As well as contributing to the songwriting process, the band performed the tracks on the road during the recording sessions, giving them the opportunity to reveal the finished product to their core fans before anyone else got a chance to hear them.  Pope explains, “I wanted to take these songs out on the road and get them dirty, sharing them with the fans while they are still fresh and brand new rather than incubating them in the sterile environment of a studio for a long time.”  

 “I think that everybody knows that it’s probably the coolest way to make a record, because you’re capturing not just the excitement but the brotherhood of being on tour together,” says Alex Brumel, the band’s in house “maxi-instrumentalist” (who has played everything from pedal steel to tenor sax to “70’s cock rock” guitar in the group).

“I heard that Bruce Springsteen said he wanted to make ‘the best rock and roll record he’d ever heard’ when he started working on ‘Born To Run.’ I figured that was as good a goal as any, so I started with that and worked my way backwards” laughs Pope. 

As a performer, Pope’s frenetic energy is palpable and the band’s chemistry and genuine love for one another and joy in playing together is obvious; this explosive mix creates a party atmosphere wherever they take the stage. Entering one of their shows is like walking into an all night blowout where seven people are already having the time of their lives and daring you to catch up as they pour rock and roll flavored tequila down your throat. The performances are sweaty affairs powered one moment by the band’s razor sharp virtuosity married to Pope’s wounded bluesman in hell howl, and the next soothed by nuanced, restrained musicianship and whispered harmonies. “If you see this band and don’t go home exhausted and smiling, you didn’t do it right,” smiles one of the group’s multi-instrumentalists Paul Hammer.

The band enlisted the help of filmmaker Kelly Teacher (“No Cameras Allowed,” “Austin To Boston”) to create “One Way Ticket,” a feature length documentary which follows the band as they record their debut album and tour the US.   The film uses the story of the creation of 'Ron Pope & The Nighthawks" as a backdrop to explain both the state of the contemporary music industry and how Pope has managed to forge a career in this new, Wild West style, anything goes digital age.  
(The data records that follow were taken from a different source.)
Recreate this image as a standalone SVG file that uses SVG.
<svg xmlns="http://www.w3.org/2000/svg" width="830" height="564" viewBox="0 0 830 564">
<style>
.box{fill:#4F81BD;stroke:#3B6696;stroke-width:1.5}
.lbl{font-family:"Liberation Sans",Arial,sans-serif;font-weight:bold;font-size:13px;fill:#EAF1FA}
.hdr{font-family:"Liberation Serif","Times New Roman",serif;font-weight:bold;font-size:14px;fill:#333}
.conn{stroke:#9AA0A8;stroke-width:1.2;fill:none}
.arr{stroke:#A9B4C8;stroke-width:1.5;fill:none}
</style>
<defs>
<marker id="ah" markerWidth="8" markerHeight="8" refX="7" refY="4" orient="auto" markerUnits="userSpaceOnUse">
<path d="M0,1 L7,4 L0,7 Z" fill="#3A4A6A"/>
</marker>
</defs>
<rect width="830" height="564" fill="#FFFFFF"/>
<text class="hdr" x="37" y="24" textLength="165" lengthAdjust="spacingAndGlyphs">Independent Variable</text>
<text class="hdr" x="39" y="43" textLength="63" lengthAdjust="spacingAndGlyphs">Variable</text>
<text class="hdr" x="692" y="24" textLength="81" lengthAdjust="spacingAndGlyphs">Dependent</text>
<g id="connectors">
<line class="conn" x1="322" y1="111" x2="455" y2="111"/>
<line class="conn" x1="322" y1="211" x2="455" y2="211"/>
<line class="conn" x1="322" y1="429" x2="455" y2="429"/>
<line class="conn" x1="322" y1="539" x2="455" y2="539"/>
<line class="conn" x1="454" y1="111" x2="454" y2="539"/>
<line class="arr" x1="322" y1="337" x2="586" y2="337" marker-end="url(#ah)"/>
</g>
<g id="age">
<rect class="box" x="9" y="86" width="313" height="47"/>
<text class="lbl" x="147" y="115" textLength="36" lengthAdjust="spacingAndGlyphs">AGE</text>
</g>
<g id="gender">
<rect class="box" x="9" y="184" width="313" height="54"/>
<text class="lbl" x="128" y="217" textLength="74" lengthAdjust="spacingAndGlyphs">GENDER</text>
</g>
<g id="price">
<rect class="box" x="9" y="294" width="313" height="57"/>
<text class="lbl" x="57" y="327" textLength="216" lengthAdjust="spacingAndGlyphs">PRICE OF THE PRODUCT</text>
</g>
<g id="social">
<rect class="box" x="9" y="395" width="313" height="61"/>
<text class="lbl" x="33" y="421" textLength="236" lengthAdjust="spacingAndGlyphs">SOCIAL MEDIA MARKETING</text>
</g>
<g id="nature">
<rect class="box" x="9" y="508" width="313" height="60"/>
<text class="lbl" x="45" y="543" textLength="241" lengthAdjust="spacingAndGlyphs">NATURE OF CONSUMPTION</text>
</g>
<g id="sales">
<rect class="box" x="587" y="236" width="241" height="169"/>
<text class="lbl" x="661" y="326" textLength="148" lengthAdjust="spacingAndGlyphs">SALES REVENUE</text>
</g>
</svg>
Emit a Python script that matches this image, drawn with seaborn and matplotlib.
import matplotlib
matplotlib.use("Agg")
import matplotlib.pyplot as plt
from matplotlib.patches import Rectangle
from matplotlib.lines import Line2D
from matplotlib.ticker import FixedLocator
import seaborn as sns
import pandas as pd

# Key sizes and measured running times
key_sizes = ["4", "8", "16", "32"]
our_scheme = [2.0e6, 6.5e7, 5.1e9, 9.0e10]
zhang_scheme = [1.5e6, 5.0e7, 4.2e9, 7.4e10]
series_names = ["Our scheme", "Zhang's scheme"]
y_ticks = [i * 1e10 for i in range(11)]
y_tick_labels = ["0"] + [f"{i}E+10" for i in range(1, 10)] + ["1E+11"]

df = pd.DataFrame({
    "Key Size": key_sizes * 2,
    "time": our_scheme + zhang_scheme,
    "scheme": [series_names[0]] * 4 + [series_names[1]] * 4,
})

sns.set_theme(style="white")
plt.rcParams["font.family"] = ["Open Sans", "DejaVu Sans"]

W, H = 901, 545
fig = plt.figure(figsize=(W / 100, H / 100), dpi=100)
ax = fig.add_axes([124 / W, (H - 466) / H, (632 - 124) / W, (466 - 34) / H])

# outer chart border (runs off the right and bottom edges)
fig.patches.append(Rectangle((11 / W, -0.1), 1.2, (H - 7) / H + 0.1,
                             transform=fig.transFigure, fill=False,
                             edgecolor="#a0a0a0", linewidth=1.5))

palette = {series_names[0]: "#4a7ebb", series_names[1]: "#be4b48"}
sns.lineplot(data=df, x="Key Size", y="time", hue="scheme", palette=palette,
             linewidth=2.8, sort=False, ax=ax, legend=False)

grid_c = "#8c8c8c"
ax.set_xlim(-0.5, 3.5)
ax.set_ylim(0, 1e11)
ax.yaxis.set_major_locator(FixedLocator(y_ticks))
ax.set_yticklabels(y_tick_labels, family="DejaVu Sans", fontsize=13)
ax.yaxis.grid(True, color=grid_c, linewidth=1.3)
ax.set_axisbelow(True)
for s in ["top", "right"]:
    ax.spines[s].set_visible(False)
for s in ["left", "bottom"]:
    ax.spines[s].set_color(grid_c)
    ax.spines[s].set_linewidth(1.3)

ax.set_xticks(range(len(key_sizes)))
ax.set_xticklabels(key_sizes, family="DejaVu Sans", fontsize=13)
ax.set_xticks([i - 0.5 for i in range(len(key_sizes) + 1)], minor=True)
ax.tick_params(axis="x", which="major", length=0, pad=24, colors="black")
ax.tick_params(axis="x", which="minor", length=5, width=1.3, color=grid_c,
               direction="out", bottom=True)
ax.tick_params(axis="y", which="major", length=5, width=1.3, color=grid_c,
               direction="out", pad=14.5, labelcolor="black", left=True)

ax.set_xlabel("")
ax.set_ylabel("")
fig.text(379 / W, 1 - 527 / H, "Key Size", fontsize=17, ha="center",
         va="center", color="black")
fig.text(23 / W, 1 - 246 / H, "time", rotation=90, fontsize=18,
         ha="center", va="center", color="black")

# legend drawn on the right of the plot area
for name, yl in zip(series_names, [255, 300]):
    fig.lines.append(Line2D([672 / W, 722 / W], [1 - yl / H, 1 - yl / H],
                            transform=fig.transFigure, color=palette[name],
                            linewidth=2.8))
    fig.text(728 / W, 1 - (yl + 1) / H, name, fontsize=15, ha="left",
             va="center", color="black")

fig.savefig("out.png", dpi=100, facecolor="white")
“Here’s a guy who’s figured out how to do this basically by himself, and is really proving the power of streaming music,” says Spotify’s D.A. Wallach in “One Way Ticket.” To date, Pope has sold out shows on three continents and in more than 20 countries, sold over 2 million digital tracks, had over 150 million streams on Spotify, over 100 million views on Youtube, and has more generally crushed every metric used to measure what is possible for independent artists. As Pope states in the film, “I am a completely independent artist; no record label, no publisher, no boss.” 

In “Ain’t No Angel, “ Pope sings, “I want to stand on the mountain, I want to know how it feels, want to see what the world looks like when everybody here can feel just what I say, and I’ll do it my own way.” In crafting songs that are equally at home at festivals, honky-tonks, or on arena stages, Ron Pope seems poised to make everyone hear exactly what he has to say. Good ol’ American rock and roll music is alive and well.